Councillors can get voted out at elections, what about the Te Arawa representatives?
Te Arawa representatives proposed for appointment by the Council on to committees would not become Councillors.
What does the proposed model offer that wasn't offered by the existing Te Arawa Standing Committee (TASC)?Why hasn't TASC worked?Why wasn't it made public that TASC wasn't working?
As included in Q1 of the FAQs, Te Arawa had been raising the ineffectiveness of TASC with Council since 2009. Issues raised included (but are not limited to):
- Unclear purpose and functions
- Lack of clear connection with stakeholders
- Lack of control over meeting agenda and decision making
- Recommendations not being listened to
- No budget to effectively carry out work
The 2012 Environment Court ruling against Council also evidenced that current Iwi consultation mechanisms did not meet Council needs.
There was media coverage of both of these issues in recent years.
Was the model developed by the Te Arawa Standing Committee and Council Staff?
The members of the Te Arawa Standing Committee from 2014 have led the development of the model. Other than providing relevant reports and other information about Māori participation in Council decision-making processes to Te Arawa, Council staff did not assist in the development of the model.
Why wasn't the wider public consulted before the proposal was put to Council?
It was not until 18 December 2014, that the proposed Te Arawa Partnership Model was presented to Council. Council's 10-3 votes on that day in support of the model 'in principle'- subject to a Special Consultative Procedure then enabled wider public consultation on the model to occur.
Was Council already aware of the proposed Te Arawa model when it decided against establishing Maori wards last year?

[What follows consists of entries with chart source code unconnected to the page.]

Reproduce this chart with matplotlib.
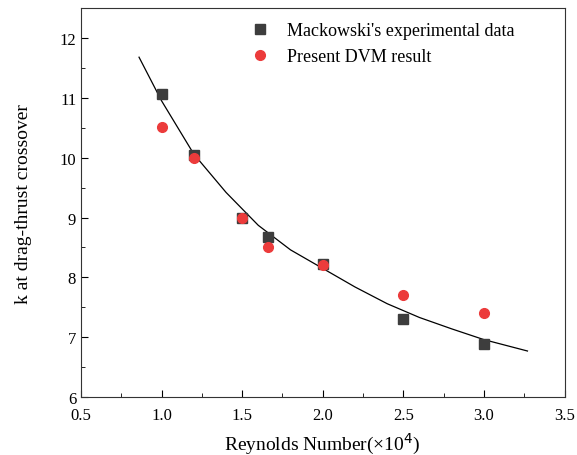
import numpy as np
import matplotlib
matplotlib.use('Agg')
import matplotlib.pyplot as plt

# Reynolds number (x1e4) and k at crossover
re_exp = [1.0, 1.2, 1.5, 1.66, 2.0, 2.5, 3.0]
k_exp = [11.07, 10.05, 9.0, 8.68, 8.23, 7.3, 6.88]

re_dvm = [1.0, 1.2, 1.5, 1.66, 2.0, 2.5, 3.0]
k_dvm = [10.51, 10.0, 9.0, 8.5, 8.2, 7.7, 7.4]

# fitted curve
re_fit = [0.86, 1.0, 1.2, 1.4, 1.6, 1.8, 2.0, 2.2, 2.4, 2.6, 2.8, 3.0, 3.27]
k_fit = [11.68, 10.95, 10.06, 9.42, 8.87, 8.46, 8.15, 7.84, 7.56, 7.33, 7.14, 6.96, 6.77]

plt.rcParams['font.family'] = ['Liberation Serif', 'DejaVu Serif']

fig = plt.figure(figsize=(5.77, 4.56), dpi=100)
ax = fig.add_axes([0.1404, 0.127, 0.838, 0.853])

ax.plot(re_fit, k_fit, color='black', lw=0.9)
ax.plot(re_exp, k_exp, 's', color='#3d3d3d', ms=7, label="Mackowski's experimental data")
ax.plot(re_dvm, k_dvm, 'o', color='#ec3b3b', ms=7, label='Present DVM result')

ax.set_xlim(0.5, 3.5)
ax.set_ylim(6, 12.5)
ax.set_xticks(np.arange(0.5, 3.51, 0.5))
ax.set_xticklabels(['%.1f' % v for v in np.arange(0.5, 3.51, 0.5)])
ax.set_yticks(range(6, 13))
ax.set_xticks(np.arange(0.75, 3.5, 0.5), minor=True)
ax.set_yticks(np.arange(6.5, 12.5, 1.0), minor=True)
ax.tick_params(which='both', direction='in', labelsize=12)
ax.tick_params(which='major', length=5)
ax.tick_params(which='minor', length=3)
ax.tick_params(axis='x', pad=7)
for s in ax.spines.values():
    s.set_color('#333333')

ax.set_xlabel('Reynolds Number(×10$^4$)', fontsize=14, labelpad=6)
ax.set_ylabel('k at drag-thrust crossover', fontsize=14, labelpad=20)

ax.legend(loc='upper left', frameon=False, fontsize=13, handletextpad=0.5,
          borderaxespad=0.0, bbox_to_anchor=(0.318, 0.982))

fig.savefig('out.png', dpi=100)
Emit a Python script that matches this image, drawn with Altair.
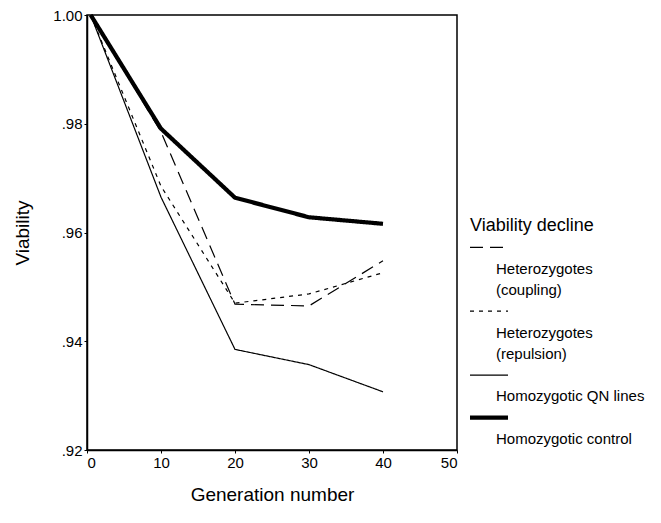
import altair as alt
import pandas as pd

generations = [0.5, 10, 20, 30, 40]
series_names = ["Heterozygotes (coupling)", "Heterozygotes (repulsion)",
                "Homozygotic QN lines", "Homozygotic control"]
coupling = [1.0, 0.9785, 0.9468, 0.9465, 0.9548]
repulsion = [1.0, 0.9685, 0.9470, 0.9487, 0.9526]
qn_lines = [1.0, 0.9665, 0.9385, 0.9357, 0.9307]
control = [1.0, 0.9791, 0.9664, 0.9628, 0.9616]
legend_title = "Viability decline"
legend_lines = [["Heterozygotes", "(coupling)"], ["Heterozygotes", "(repulsion)"],
                ["Homozygotic QN lines"], ["Homozygotic control"]]
x_ticks = [0, 10, 20, 30, 40, 50]
y_ticks = [0.92, 0.94, 0.96, 0.98, 1.00]

rows = []
for name, vals in zip(series_names, [coupling, repulsion, qn_lines, control]):
    for g, v in zip(generations, vals):
        rows.append({"series": name, "gen": g, "viability": v})
df = pd.DataFrame(rows)

FONT = "Liberation Sans"
dash_scale = alt.Scale(domain=series_names, range=[[13, 7], [4, 5], [1, 0], [1, 0]])
thick = alt.datum.series == "Homozygotic control"
width_enc = alt.condition(thick, alt.value(4.2), alt.value(1.2))

axis_common = dict(grid=False, tickSize=3, labelFont=FONT, titleFont=FONT,
                   titleFontWeight="normal", domainColor="black", tickColor="black",
                   labelColor="black", titleColor="black", domainWidth=1.5)

main = alt.Chart(df).mark_line(color="black").encode(
    x=alt.X("gen:Q", title="Generation number",
            scale=alt.Scale(domain=[0, 50], nice=False),
            axis=alt.Axis(values=x_ticks, labelFontSize=15, titleFontSize=19,
                          titlePadding=15, labelPadding=2, **axis_common)),
    y=alt.Y("viability:Q", title="Viability",
            scale=alt.Scale(domain=[0.92, 1.0], nice=False, zero=False),
            axis=alt.Axis(values=y_ticks, labelFontSize=15, titleFontSize=19,
                          titlePadding=20, labelPadding=2,
                          labelExpr="datum.value >= 0.999 ? '1.00' : replace(format(datum.value, '.2f'), '0.', '.')",
                          **axis_common)),
    detail="series:N",
    strokeDash=alt.StrokeDash("series:N", scale=dash_scale, legend=None),
    strokeWidth=width_enc,
).properties(width=370, height=435, view=alt.ViewBackground(stroke="black", strokeWidth=1.5))

# manual legend: symbol above its label lines
sym_rows, txt_rows = [], []
slot = 1
for name, lines in zip(series_names, legend_lines):
    sym_rows.append({"series": name, "slot": slot})
    slot += 1
    for ln in lines:
        txt_rows.append({"text": ln, "slot": slot})
        slot += 1
n_slots = slot
title_df = pd.DataFrame([{"text": legend_title, "slot": 0}])

yscale = alt.Scale(domain=[0, n_slots - 1], range=[211, 424], nice=False, zero=False)

leg_sym = alt.Chart(pd.DataFrame(sym_rows)).mark_rule(color="black").encode(
    x=alt.value(13), x2=alt.value(51),
    y=alt.Y("slot:Q", scale=yscale, axis=None),
    strokeDash=alt.StrokeDash("series:N", scale=dash_scale, legend=None),
    strokeWidth=width_enc,
)
leg_txt = alt.Chart(pd.DataFrame(txt_rows)).mark_text(
    align="left", baseline="middle", fontSize=15, font=FONT, color="black"
).encode(x=alt.value(39), y=alt.Y("slot:Q", scale=yscale, axis=None), text="text:N")
leg_title = alt.Chart(title_df).mark_text(
    align="left", baseline="middle", fontSize=18, font=FONT, color="black"
).encode(x=alt.value(13), y=alt.Y("slot:Q", scale=yscale, axis=None), text="text:N")

legend = alt.layer(leg_sym, leg_txt, leg_title).properties(
    width=190, height=435, view=alt.ViewBackground(stroke=None))

chart = alt.hconcat(main, legend, spacing=0, bounds="flush").resolve_scale(
    x="independent", y="independent", strokeDash="shared"
).properties(padding={"top": -3, "left": 5, "right": 0, "bottom": 0}).configure(
    font=FONT, background="white")

chart.save("out.html", embed_options={"renderer": "svg", "actions": False})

Work to develop a Te Arawa partnership proposal was underway when Council decided to retain the existing representation system for the 2016 elections. The fact there was a partnership model being developed was the rationale behind not making any representation change at this time.

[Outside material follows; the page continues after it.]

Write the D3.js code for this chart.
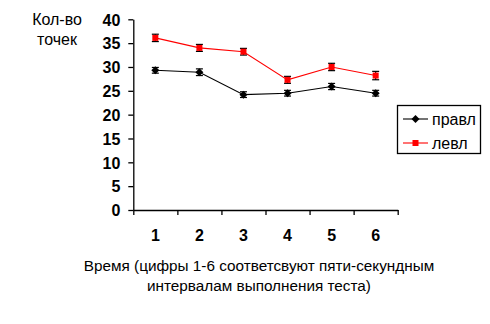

It was resolved at a full council meeting on 25 September 2014: That Council retain the existing representation system for the 2016 elections i.e. no Maori wards, and publicly notify the public's right to demand a poll.
Council commissioned a report to provide Te Arawa with partnership model options. Did Council already know what the proposed model was when it decided against establishing Maori wards last year?
Council did not know what Te Arawa would put forward as a proposed model until it was presented to Council in December.
In October 2013 the Te Arawa Standing Committee decided to delay elections to focus on a future model for Te Arawa representation and a month later decided to form a collective body and vision to that end. In January 2014 a hui with Te Arawa stakeholders sought support for and feedback on the review and resolved to draft a review plan and take it out to iwi.
At the same time, Council engaged Mr Tama Hovell, Solicitor of Atkins Holmes Majurey to undertake a Cultural Engagement Audit of Council's engagement with Iwi/Māori as a result of the Rotoiti/Rotoma sewerage scheme Environment Court decision. Given that the development of a Partnership Model with Te Arawa would be a positive step going forward in regards to Council's engagement with Iwi/Māori Mr Hovell was asked to postpone the Audit and to instead draft model options for a Te Arawa Partnership Model that could enable an enduring, good faith and genuine partnership with Council.
This report was then passed on to Te Arawa.
Could council decide against all the options in the SOP and go with another model put forward during consultation on this SOP?
Yes. If after deliberating on submissions that Council determines to support an alternative model instead of the proposed Te Arawa Partnership Model, another round of consultation (this time with the alternative model as the proposed model) will be necessary due to the significance of the issue.
How can 2 voices in a pool of 15 on a committee constitute partnership?
The model was presented to council by Te Arawa representatives on 18 December 2014 as a model that Te Arawa believes will help achieve effective partnership between Council and Iwi.